我正在尝试提取 URL 流,但被卡住了。我提取数据的 URL 重定向到一个页面,该页面具有 URL,然后必须单击该 URL 才能转到我实际想要抓取的页面 URL。
这是源网址: http://ndl.iitkgp.ac.in/nw_document/economictimes/IN__T_E_T___2__1_2001__3_12__65_05__23_71
我需要编写一种方法,仅使用源 URL 来提取单击按钮时将出现的最终 URL。
使用 Selenium、WebDriver、Beautiful Soup 包。
一段代码。它找不到我想要的特定链接 -
soup = BeautifulSoup(driver.page_source, 'html.parser')
# Find the final URL based on the given HTML structure
final_link = soup.find('a', class_='btn btn-success', href=True)
if final_link:
final_url = final_link['href']
print(f"Found final URL: {final_url}")
posts_urls.append(final_url)
else:
print("No final URL found in the expected format.")
尝试:
import requests
from bs4 import BeautifulSoup
id_ = "IN__T_E_T___2__1_2001__3_12__65_05__23_71"

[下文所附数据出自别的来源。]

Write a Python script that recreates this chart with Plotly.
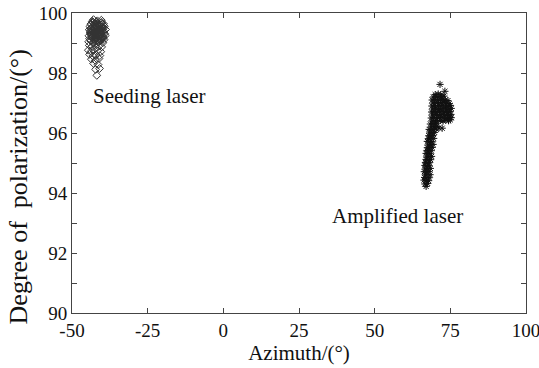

# this is <iframe> URL that has actual content
viewer_url = "https://ndl.iitkgp.ac.in/module-viewer/viewer.php?id=economictimes/economictimes/{}&domain=nw"
def get_page(id_):
headers = {"Referer": f"http://ndl.iitkgp.ac.in/nw_document/economictimes/{id_}"}
soup = BeautifulSoup(
requests.get(viewer_url.format(id_), headers=headers).content, "html.parser"
)
return soup
def get_sub_ids(id_):
soup = get_page(id_)
return [a["href"].split("/")[-1] for a in soup.select("a")]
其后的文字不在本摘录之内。